Many agrarian innovations also came during this time. New plants are cultivated for their usefulness in removing toxins from the soil and pollutants from the air. These ‘scrubbers’ are planted as widely as possible in the hopes of recovering the land and sky for future generations. Planting these recovery harvests is a gamble but with communities already on the small side, not planting feed crops is considered worth the risk. With environmental concerns finally a top priority, the fledgling government turns its attention to ensuring the survival and growth of its people. Medicine, agriculture and shelter replace defense and bureaucracy as top budget items. With resources turned toward the health and safety of the citizenry, this new populist movement starts strong and continues to thrive. Like its machines, the Big Push seems designed and destined for longevity.

Echoes of Unrest

Unfortunately, the successes of the Big Push are also its downfall. The inevitable result of peace and prosperity surfaces within a single generation. Population levels skyrocket as waves of babies are born to the nation’s productive and protective citizens. Twenty years after the formation of the populist state, its citizenry has grown by nearly ten times.
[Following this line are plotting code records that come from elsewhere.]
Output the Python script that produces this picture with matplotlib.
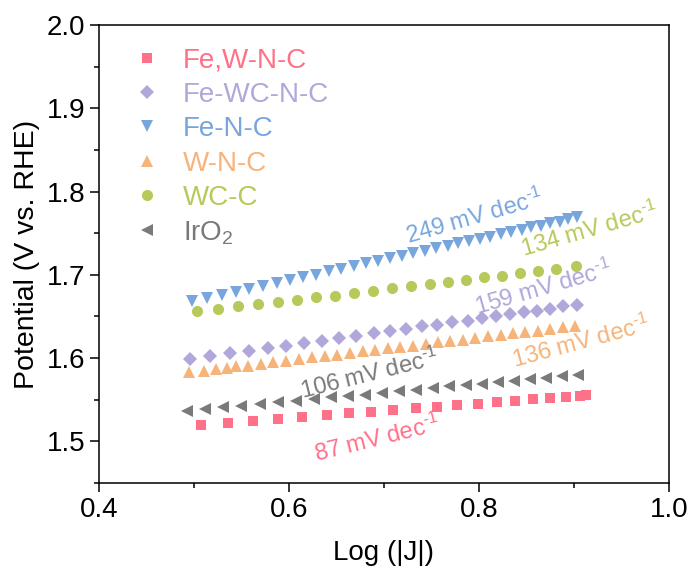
import matplotlib
matplotlib.use("Agg")
import matplotlib.pyplot as plt
from matplotlib.ticker import MultipleLocator

plt.rcParams['font.family'] = ['Liberation Sans', 'DejaVu Sans']
plt.rcParams['mathtext.fontset'] = 'custom'
plt.rcParams['mathtext.rm'] = 'Liberation Sans'
plt.rcParams['mathtext.it'] = 'Liberation Sans:italic'

# Tafel data: log|J| and potential for each catalyst
fewnc_x = [0.507, 0.536, 0.562, 0.588, 0.614, 0.640, 0.663, 0.686, 0.709, 0.734,
           0.756, 0.777, 0.799, 0.819, 0.838, 0.857, 0.875, 0.892, 0.906, 0.913]
fewnc_y = [1.520, 1.5225, 1.5248, 1.527, 1.5293, 1.5316, 1.5336, 1.5356, 1.5376, 1.5397,
           1.5417, 1.5435, 1.5454, 1.5471, 1.5488, 1.5505, 1.552, 1.5535, 1.5547, 1.5553]

fewcnc_x = [0.496, 0.517, 0.538, 0.558, 0.578, 0.597, 0.616, 0.635, 0.653, 0.671,
            0.689, 0.706, 0.723, 0.740, 0.756, 0.772, 0.788, 0.803, 0.818, 0.833,
            0.847, 0.861, 0.875, 0.889, 0.903]
fewcnc_y = [1.599, 1.602, 1.606, 1.609, 1.612, 1.615, 1.618, 1.621, 1.624, 1.627,
            1.630, 1.632, 1.635, 1.638, 1.640, 1.643, 1.645, 1.648, 1.650, 1.653,
            1.655, 1.657, 1.659, 1.662, 1.664]

fenc_x = [0.498, 0.514, 0.529, 0.544, 0.558, 0.573, 0.587, 0.601, 0.615, 0.628,
          0.642, 0.655, 0.668, 0.681, 0.694, 0.706, 0.719, 0.731, 0.743, 0.755,
          0.767, 0.778, 0.790, 0.801, 0.812, 0.823, 0.834, 0.845, 0.855, 0.865,
          0.875, 0.885, 0.894, 0.903]
fenc_y = [1.668, 1.672, 1.676, 1.679, 1.683, 1.687, 1.690, 1.694, 1.697, 1.700,
          1.704, 1.707, 1.710, 1.714, 1.717, 1.720, 1.723, 1.726, 1.729, 1.732,
          1.735, 1.738, 1.741, 1.743, 1.746, 1.749, 1.752, 1.754, 1.757, 1.759,
          1.762, 1.764, 1.767, 1.769]

wnc_x = [0.495, 0.511, 0.523, 0.535, 0.544, 0.557, 0.571, 0.583, 0.597, 0.611,
         0.624, 0.638, 0.651, 0.664, 0.678, 0.691, 0.704, 0.717, 0.731, 0.744,
         0.757, 0.770, 0.783, 0.796, 0.810, 0.823, 0.836, 0.849, 0.862, 0.875,
         0.888, 0.901]
wnc_y = [1.583, 1.585, 1.587, 1.588, 1.590, 1.591, 1.593, 1.595, 1.597, 1.599,
         1.601, 1.603, 1.604, 1.606, 1.608, 1.610, 1.612, 1.613, 1.615, 1.617,
         1.619, 1.621, 1.622, 1.624, 1.626, 1.628, 1.630, 1.631, 1.633, 1.635,
         1.637, 1.639]

wcc_x = [0.503, 0.525, 0.546, 0.567, 0.588, 0.608, 0.628, 0.648, 0.668, 0.688,
         0.708, 0.728, 0.748, 0.767, 0.786, 0.805, 0.824, 0.843, 0.862, 0.881, 0.902]
wcc_y = [1.656, 1.659, 1.662, 1.665, 1.667, 1.670, 1.673, 1.675, 1.678, 1.681,
         1.684, 1.686, 1.689, 1.691, 1.694, 1.697, 1.699, 1.702, 1.704, 1.707, 1.710]

iro2_x = [0.493, 0.512, 0.531, 0.550, 0.569, 0.588, 0.607, 0.626, 0.644, 0.662,
          0.680, 0.698, 0.716, 0.734, 0.752, 0.769, 0.786, 0.803, 0.820, 0.837,
          0.854, 0.871, 0.887, 0.904]
iro2_y = [1.537, 1.539, 1.541, 1.543, 1.545, 1.547, 1.549, 1.551, 1.553, 1.555,
          1.556, 1.558, 1.560, 1.562, 1.564, 1.566, 1.568, 1.569, 1.571, 1.573,
          1.575, 1.576, 1.578, 1.580]

labels = ['Fe,W-N-C', 'Fe-WC-N-C', 'Fe-N-C', 'W-N-C', 'WC-C', r'IrO$_\mathregular{2}$']
tafel_slopes = [87, 159, 249, 136, 134, 106]

colors = ['#FF7189', '#B1A7DA', '#78A6DC', '#F6B47A', '#B7C95A', '#7A7A7A']
markers = ['s', 'D', 'v', '^', 'o', '<']
sizes = [7, 7, 9, 9, 8, 8]

series = [(fewnc_x, fewnc_y), (fewcnc_x, fewcnc_y), (fenc_x, fenc_y),
          (wnc_x, wnc_y), (wcc_x, wcc_y), (iro2_x, iro2_y)]

fig = plt.figure(figsize=(6.91, 5.77), dpi=100)
ax = fig.add_axes([0.1433, 0.1629, 0.8247, 0.7938])

for (xs, ys), lab, c, m, s in zip(series, labels, colors, markers, sizes):
    ax.plot(xs, ys, linestyle='none', marker=m, markersize=s,
            color=c, markeredgewidth=0, label=lab)

# Tafel slope annotations (center x, center y, rotation)
ann_pos = [(0.693, 1.503, 14), (0.868, 1.684, 16), (0.795, 1.769, 16),
           (0.908, 1.619, 15), (0.917, 1.754, 16), (0.685, 1.581, 14)]
for slope, c, (tx, ty, rot) in zip(tafel_slopes, colors, ann_pos):
    ax.text(tx, ty, f'{slope} mV dec' + r'$^{\mathregular{\text{-}1}}$', color=c,
            fontsize=17, rotation=rot, rotation_mode='anchor',
            ha='center', va='center')

ax.set_xlim(0.4, 1.0)
ax.set_ylim(1.45, 2.0)
ax.xaxis.set_major_locator(MultipleLocator(0.2))
ax.xaxis.set_minor_locator(MultipleLocator(0.1))
ax.yaxis.set_major_locator(MultipleLocator(0.1))
ax.yaxis.set_minor_locator(MultipleLocator(0.05))
ax.tick_params(which='both', direction='out', top=False, right=False,
               labelsize=20, width=1.1)
ax.tick_params(which='major', length=6.5)
ax.tick_params(which='minor', length=3.5)
for sp in ax.spines.values():
    sp.set_linewidth(1.1)

ax.set_xlabel('Log (|J|)', fontsize=20, labelpad=12)
ax.set_ylabel('Potential (V vs. RHE)', fontsize=20.5, labelpad=5)

ax.legend(loc='upper left', bbox_to_anchor=(0.04, 0.975), frameon=False,
          fontsize=20, handlelength=1.0, handletextpad=0.8, labelspacing=0.3,
          borderaxespad=0, labelcolor='markerfacecolor')

fig.savefig('out.png', dpi=100)
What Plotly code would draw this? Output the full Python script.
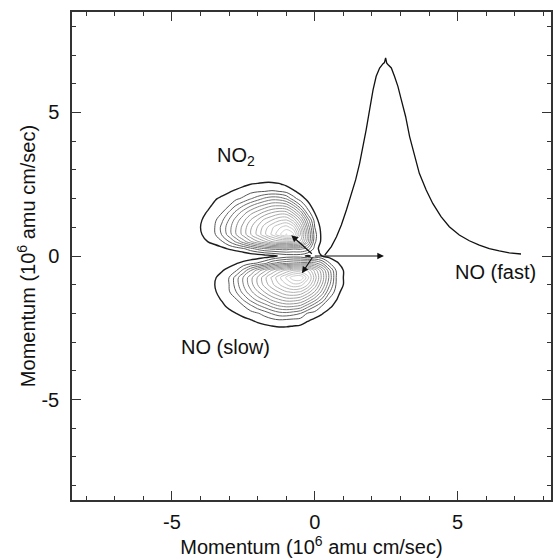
import plotly.graph_objects as go

# ---------------- data ----------------
# fast NO momentum profile (x, y in 1e6 amu cm/s)
fast_x = [0.35, 0.58, 0.76, 0.93, 1.11, 1.28, 1.43, 1.57, 1.69, 1.80, 1.92, 2.04, 2.15,
          2.27, 2.39, 2.44, 2.48, 2.52, 2.56, 2.68, 2.79, 2.91, 3.03, 3.18, 3.32, 3.49,
          3.66, 3.90, 4.13, 4.42, 4.71, 5.06, 5.41, 5.76, 6.11, 6.46, 6.81, 7.22]
fast_y = [0.03, 0.33, 0.67, 1.08, 1.61, 2.13, 2.65, 3.23, 3.82, 4.40, 5.10, 5.79, 6.26,
          6.55, 6.70, 6.74, 6.90, 6.72, 6.67, 6.55, 6.26, 5.91, 5.44, 4.86, 4.16, 3.47,
          2.88, 2.30, 1.83, 1.37, 1.02, 0.73, 0.53, 0.38, 0.26, 0.18, 0.11, 0.07]

# contour map grid (estimated contour index at each grid node)
grid_x = [-4.25, -4.0, -3.75, -3.5, -3.25, -3.0, -2.75, -2.5, -2.25, -2.0, -1.75, -1.5,
          -1.25, -1.0, -0.75, -0.5, -0.25, 0.0, 0.25, 0.5, 0.75, 1.0, 1.25]
grid_y = [-2.75, -2.5, -2.25, -2.0, -1.75, -1.5, -1.25, -1.0, -0.75, -0.5, -0.25, 0.0,
          0.25, 0.5, 0.75, 1.0, 1.25, 1.5, 1.75, 2.0, 2.25, 2.5, 2.75]
grid_z = [
    # y = -2.75
    [-1, -1, -1, -1, -1, -1, -1, -1, -0.5, -0.2, 0.0, 0.0, 0.1, 0.0, -0.1, -0.2, -0.5, -1, -1, -1, -1, -1, -1],
    # y = -2.5
    [-1, -1, -1, -1, -1, -1, -0.7, -0.4, -0.1, 0.5, 0.7, 0.8, 0.9, 0.9, 0.8, 0.7, 0.3, -0.2, -0.7, -1, -1, -1, -1],
    # y = -2.25
    [-1, -1, -1, -1, -0.8, -0.4, 0.0, 0.7, 0.9, 1.2, 1.4, 1.6, 1.8, 1.7, 1.6, 1.5, 1.1, 0.7, 0.3, -0.3, -1, -1, -1],
    # y = -2.0
    [-1, -1, -1, -0.5, 0.0, 0.7, 1.0, 1.3, 1.6, 1.9, 2.4, 3.1, 3.6, 3.7, 3.4, 3.0, 1.9, 1.6, 1.1, 0.5, -0.1, -1, -1],
    # y = -1.75
    [-1, -1, -0.3, 0.3, 0.8, 1.2, 1.6, 1.9, 2.7, 3.6, 4.4, 5.2, 5.9, 6.2, 6.1, 5.7, 4.4, 3.1, 1.9, 1.3, 0.6, -0.2, -1],
    # y = -1.5
    [-1, -0.3, 0.3, 0.7, 1.1, 1.6, 2.0, 3.2, 4.4, 5.5, 6.3, 7.4, 8.1, 8.7, 8.7, 8.3, 7.1, 5.6, 3.9, 1.9, 1.1, 0.3, -0.7],
    # y = -1.25
    [-1, -0.1, 0.4, 0.9, 1.4, 1.9, 3.0, 4.4, 5.7, 6.9, 8.1, 9.2, 10.1, 10.9, 11.2, 10.9, 9.6, 7.9, 5.7, 3.2, 1.5, 0.6, -0.3],
    # y = -1.0
    [-1, -0.1, 0.5, 1.0, 1.5, 2.0, 3.5, 5.0, 6.5, 8.0, 9.4, 10.7, 11.9, 12.9, 13.7, 13.4, 12.0, 9.7, 7.0, 4.3, 1.9, 1.0, 0.0],
    # y = -0.75
    [-1, -0.1, 0.4, 0.9, 1.4, 2.0, 3.5, 5.1, 6.6, 8.1, 9.7, 11.2, 12.7, 14.2, 15.7, 16.0, 13.4, 10.6, 7.7, 4.9, 2.0, 1.0, 0.1],
    # y = -0.5
    [-1, -1, -0.2, 0.4, 0.9, 1.4, 1.9, 3.3, 4.9, 6.4, 7.7, 9.1, 10.3, 11.2, 12.1, 12.1, 11.9, 9.7, 7.2, 4.4, 1.9, 1.0, 0.0],
    # y = -0.25
    [-1, -1, -1, -0.5, 0.1, 0.5, 0.9, 1.3, 1.7, 2.1, 2.7, 3.8, 4.4, 4.8, 5.1, 5.3, 5.5, 5.3, 4.1, 2.1, 1.3, 0.4, -0.5],
    # y = 0.0
    [-1, -1, -1, -0.8, -0.5, -0.3, 0.0, 0.1, 0.2, 0.3, 0.5, 0.7, 1.1, 1.4, 1.5, 1.4, 0.8, 1.3, 1.0, 0.7, 0.1, -0.5, -1],
    # y = 0.25
    [-1, -0.6, -0.1, 0.4, 0.7, 1.1, 1.4, 1.8, 2.6, 3.3, 3.9, 4.2, 4.3, 4.4, 4.1, 4.2, 3.6, 1.6, 0.4, -0.9, -1, -1, -1],
    # y = 0.5
    [-0.1, 0.5, 1.0, 1.4, 1.9, 3.0, 4.2, 5.5, 6.8, 7.9, 8.8, 10.0, 10.6, 10.6, 10.5, 9.8, 6.4, 2.2, 0.7, -0.8, -1, -1, -1],
    # y = 0.75
    [0.4, 0.9, 1.4, 1.9, 3.1, 4.5, 6.0, 7.4, 8.9, 10.3, 11.8, 13.2, 14.7, 16.1, 15.3, 11.0, 6.7, 2.4, 0.7, -0.7, -1, -1, -1],
    # y = 1.0
    [0.6, 1.0, 1.5, 2.0, 3.3, 4.6, 6.0, 7.4, 8.8, 10.1, 11.5, 12.8, 13.8, 14.5, 13.4, 10.0, 5.9, 2.0, 0.6, -0.9, -1, -1, -1],
    # y = 1.25
    [0.5, 0.9, 1.4, 1.8, 2.8, 4.1, 5.5, 6.7, 8.0, 9.1, 10.3, 11.0, 11.8, 12.1, 10.7, 8.1, 4.6, 1.6, 0.2, -1, -1, -1, -1],
    # y = 1.5
    [0.3, 0.7, 1.1, 1.6, 2.0, 3.2, 4.4, 5.6, 6.7, 7.5, 8.4, 9.1, 9.6, 9.5, 7.9, 5.7, 2.6, 1.0, -0.3, -1, -1, -1, -1],
    # y = 1.75
    [-0.1, 0.4, 0.8, 1.2, 1.6, 2.0, 3.1, 4.0, 4.9, 5.7, 6.3, 6.9, 7.0, 6.7, 5.2, 3.1, 1.5, 0.4, -0.7, -1, -1, -1, -1],
    # y = 2.0
    [-0.3, 0.1, 0.5, 0.9, 1.2, 1.5, 1.8, 2.2, 2.9, 3.5, 4.2, 4.6, 4.5, 3.9, 2.4, 1.5, 0.7, -0.3, -1, -1, -1, -1, -1],
    # y = 2.25
    [-1, -0.5, 0.0, 0.4, 0.6, 0.9, 1.2, 1.4, 1.7, 1.9, 2.0, 2.1, 2.0, 1.7, 1.2, 0.6, -0.2, -1, -1, -1, -1, -1, -1],
    # y = 2.5
    [-1, -1, -0.8, -0.3, 0.0, 0.2, 0.5, 0.8, 1.0, 1.1, 1.2, 1.2, 1.1, 0.8, 0.3, -0.3, -1, -1, -1, -1, -1, -1, -1],
    # y = 2.75
    [-1, -1, -1, -1, -0.6, -0.4, -0.2, 0.1, 0.2, 0.3, 0.4, 0.4, 0.2, -0.1, -0.6, -1, -1, -1, -1, -1, -1, -1, -1],
]

# momentum vectors (tail -> head)
vec_tail_x = [-0.05, -0.05, -0.05]
vec_tail_y = [0.03, 0.0, 0.0]
vec_head_x = [-0.82, -0.45, 2.42]
vec_head_y = [0.72, -0.60, 0.0]

labels = ["NO<sub>2</sub>", "NO (fast)", "NO (slow)"]
label_x = [-2.76, 6.34, -3.14]
label_y = [3.45, -0.56, -3.17]

tick_vals = [-5, 0, 5]
tick_text = ["-5", "0", "5"]

FONT = "Liberation Sans, Arial, Helvetica, sans-serif"
AX = "#333333"

fig = go.Figure()

fig.add_trace(go.Contour(
    x=grid_x, y=grid_y, z=grid_z,
    contours=dict(start=2, end=16, size=1, coloring="lines"),
    colorscale=[[0.0, "#555555"], [0.35, "#939393"], [1.0, "#d6d6d6"]],
    zmin=2, zmax=16, showscale=False,
    line=dict(width=1, smoothing=1.0), hoverinfo="skip",
))
fig.add_trace(go.Contour(
    x=grid_x, y=grid_y, z=grid_z,
    contours=dict(start=1, end=1, size=1, coloring="none"),
    showscale=False,
    line=dict(width=1.4, color="#1e1e1e", smoothing=1.0), hoverinfo="skip",
))

fig.add_trace(go.Scatter(
    x=fast_x, y=fast_y, mode="lines",
    line=dict(color="#111111", width=1.3), hoverinfo="skip",
))

for tx, ty, hx, hy in zip(vec_tail_x, vec_tail_y, vec_head_x, vec_head_y):
    fig.add_annotation(x=hx, y=hy, ax=tx, ay=ty, xref="x", yref="y",
                       axref="x", ayref="y", text="", showarrow=True,
                       arrowhead=2, arrowsize=1.1, arrowwidth=1.2,
                       arrowcolor="#111111", standoff=0, startstandoff=0)

for t, lx, ly in zip(labels, label_x, label_y):
    fig.add_annotation(x=lx, y=ly, xref="x", yref="y", text=t, showarrow=False,
                       xanchor="center", yanchor="middle",
                       font=dict(size=20, color="#111111", family=FONT))

axis_common = dict(
    showgrid=False, zeroline=False, showline=True, linecolor=AX, linewidth=1.5,
    mirror="allticks", ticks="inside", ticklen=9, tickwidth=1.3, tickcolor=AX,
    tickmode="array", tickvals=tick_vals, ticktext=tick_text,
    tickfont=dict(size=20, color="#111111", family=FONT),
    minor=dict(ticks="inside", ticklen=4, tickwidth=1.2, tickcolor=AX,
               tickmode="linear", tick0=0, dtick=1, showgrid=False),
)

fig.update_xaxes(range=[-8.5, 8.27], ticklabelstandoff=3,
                 title=dict(text="Momentum (10<sup>6</sup> amu cm/sec)",
                            font=dict(size=20, color="#111111", family=FONT), standoff=8),
                 **axis_common)
fig.update_yaxes(range=[-8.5, 8.5], ticklabelstandoff=7,
                 title=dict(text="Momentum (10<sup>6</sup> amu cm/sec)",
                            font=dict(size=20, color="#111111", family=FONT), standoff=0),
                 **axis_common)

fig.update_layout(
    width=553, height=560,
    margin=dict(l=72, r=0, t=12, b=60, pad=0),
    paper_bgcolor="white", plot_bgcolor="white",
    showlegend=False,
    font=dict(family=FONT, size=20, color="#111111"),
)

fig.write_html("out.html")
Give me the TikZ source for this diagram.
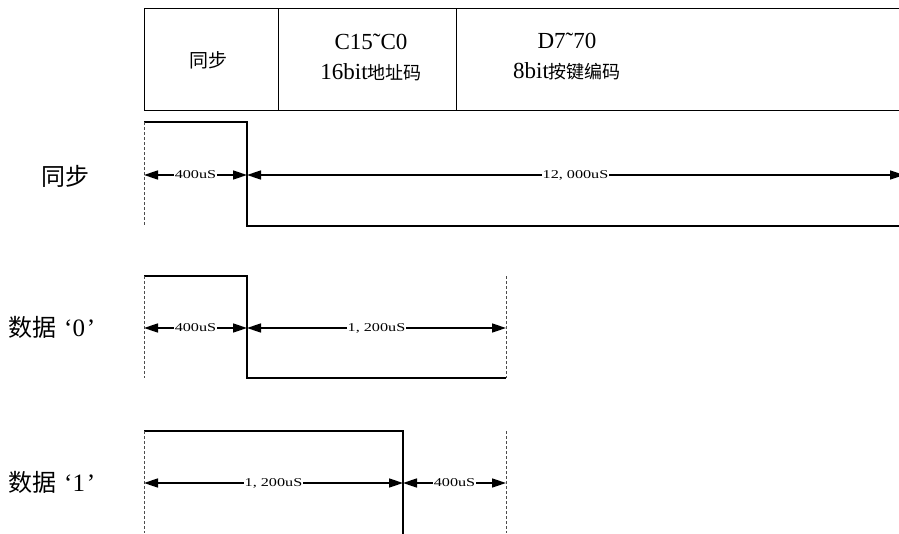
\documentclass[tikz,border=0pt]{standalone}
\usepackage{fontspec}
\setmainfont{Liberation Serif}
\newfontfamily\cjk{Noto Sans CJK SC}
\newfontfamily\widefont[FakeStretch=1.35]{Liberation Serif}
\usetikzlibrary{arrows.meta}
\begin{document}
\begin{tikzpicture}[x=1pt,y=-1pt,
  cellline/.style={draw=black,line width=0.9pt},
  sig/.style={draw=black,line width=2pt},
  guide/.style={draw=black!70,line width=0.6pt,dash pattern=on 3pt off 2pt},
  dim/.style={draw=black,line width=1.6pt,{Triangle[length=14pt,width=9pt]}-{Triangle[length=14pt,width=9pt]}},
  dimlab/.style={fill=white,inner sep=0.5pt,font=\fontsize{12}{12}\selectfont\widefont},
  celltext/.style={align=center,font=\fontsize{23}{30}\selectfont},
  rowlab/.style={font=\fontsize{24}{26}\selectfont\cjk},
  datalab/.style={anchor=west,inner sep=0pt,font=\fontsize{25}{26}\selectfont}]
\useasboundingbox (0,0) rectangle (899,533);
% table
\coordinate (tl) at (144,8);
\coordinate (tr) at (905,8);
\coordinate (bl) at (144,110);
\coordinate (br) at (905,110);
\coordinate (d1t) at (278.5,8);
\coordinate (d1b) at (278.5,110);
\coordinate (d2t) at (456,8);
\coordinate (d2b) at (456,110);
\draw[cellline] (tr) -- (tl) -- (bl) -- (br);
\draw[cellline] (d1t) -- (d1b);
\draw[cellline] (d2t) -- (d2b);
\node[font=\fontsize{19}{20}\selectfont\cjk] (t1) at (208,60) {同步};
\node[celltext] (t2) at (371,57) {C15˜C0\\{16bit}{\fontsize{18}{30}\selectfont\cjk 地址码}};
\node[celltext] (t3) at (567,57) {D7˜70\\{8bit}{\fontsize{18}{30}\selectfont\cjk 按键编码}};
% row 1: sync
\node[rowlab] (l1) at (65,176) {同步};
\coordinate (a1) at (144,122);
\coordinate (a2) at (247,122);
\coordinate (a3) at (247,226);
\coordinate (a4) at (905,226);
\coordinate (a5) at (144,226);
\draw[sig] (a1) -- (a2) -- (a3) -- (a4);
\draw[guide] (a1) -- (a5);
\coordinate (m1) at (144,175);
\coordinate (m2) at (247,175);
\coordinate (m3) at (904,175);
\draw[dim] (m1) -- node[dimlab] (n1) {400uS} (m2);
\draw[dim] (m2) -- node[dimlab] (n2) {12, 000uS} (m3);
% row 2: data 0
\node[datalab] (l2) at (8,327) {{\fontsize{24}{26}\selectfont\cjk 数据}\hspace{8pt}‘0\kern2pt’};
\coordinate (b1) at (144,276);
\coordinate (b2) at (247,276);
\coordinate (b3) at (247,378);
\coordinate (b4) at (506,378);
\coordinate (b5) at (144,378);
\coordinate (b6) at (506,276);
\draw[sig] (b1) -- (b2) -- (b3) -- (b4);
\draw[guide] (b1) -- (b5);
\draw[guide] (b6) -- (b4);
\coordinate (p1) at (144,328);
\coordinate (p2) at (247,328);
\coordinate (p3) at (506,328);
\draw[dim] (p1) -- node[dimlab] (n3) {400uS} (p2);
\draw[dim] (p2) -- node[dimlab] (n4) {1, 200uS} (p3);
% row 3: data 1
\node[datalab] (l3) at (8,482) {{\fontsize{24}{26}\selectfont\cjk 数据}\hspace{8pt}‘1\kern2pt’};
\coordinate (c1) at (144,431);
\coordinate (c2) at (403,431);
\coordinate (c3) at (403,540);
\coordinate (c5) at (144,533);
\coordinate (c6) at (506,431);
\coordinate (c7) at (506,533);
\draw[sig] (c1) -- (c2) -- (c3);
\draw[guide] (c1) -- (c5);
\draw[guide] (c6) -- (c7);
\coordinate (q1) at (144,483);
\coordinate (q2) at (403,483);
\coordinate (q3) at (506,483);
\draw[dim] (q1) -- node[dimlab] (n5) {1, 200uS} (q2);
\draw[dim] (q2) -- node[dimlab] (n6) {400uS} (q3);
\end{tikzpicture}
\end{document}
The gamble with scrubber harvests proves to be a losing one. These environmental reclamation plants have not done their work fast enough, taking decades when they were only supposed to be needed for a few years. There simply is not enough food to sustain the massive population surge. Civil concerns become unrest as the silos start to dwindle and livestock numbers plummet.

The government tries dozens of new initiatives, starting with augmented crops and calorie rationing. The population, having existed in relative harmony for many years, goes along with these plans at first. Drugs come into play, chemical appetite suppressants with wildly variable side effects that make the lower food intake more bearable. While this life is a far cry from the freedom and excesses of before, there is still peace among the populace.

Things Fall Apart

The peace lasts several decades but it is a false one, a calm before the storm. Everything comes to a head at once. Starvation is rampant, the side effects of hunger drugs drive entire settlements into bouts of suicidal depression of violent psychosis and the era’s weaker, less supported law enforcement finds itself completely overwhelmed battling food thieves and maniacs.

Prisons tear open from the inside, disgorging abused convicts into a world that could barely support the citizens it had. These newcomers, hardened in ways the people of the Big Push could not imagine, band together and begin pillaging to survive. While the militaries and police forces of larger settlements are able to drive these marauders off, many smaller towns and outposts are completely eradicated before the raiders are routed and forced into the wilds.

Broken and reeling, the remaining cities and settlements had no time to recover before the final nail in the Big Push’s coffin got hammered home. Environmental concerns banned the use of pesticides early during the government’s decision making. In the short term, it worked and harvests were fine. But with nothing to keep them in check, locusts and other pests began to take their toll on the little crop land that was remaining.

Clouds of insects swarmed what few fields remain, devouring crops and putting an end to any hope of restoring the populist government to power. Society collapsed again and the survivors scattered to the winds, flinging themselves into the distant corners of their ravaged Wilds. This marked the end of the Big Push and the beginning of the Dark Times.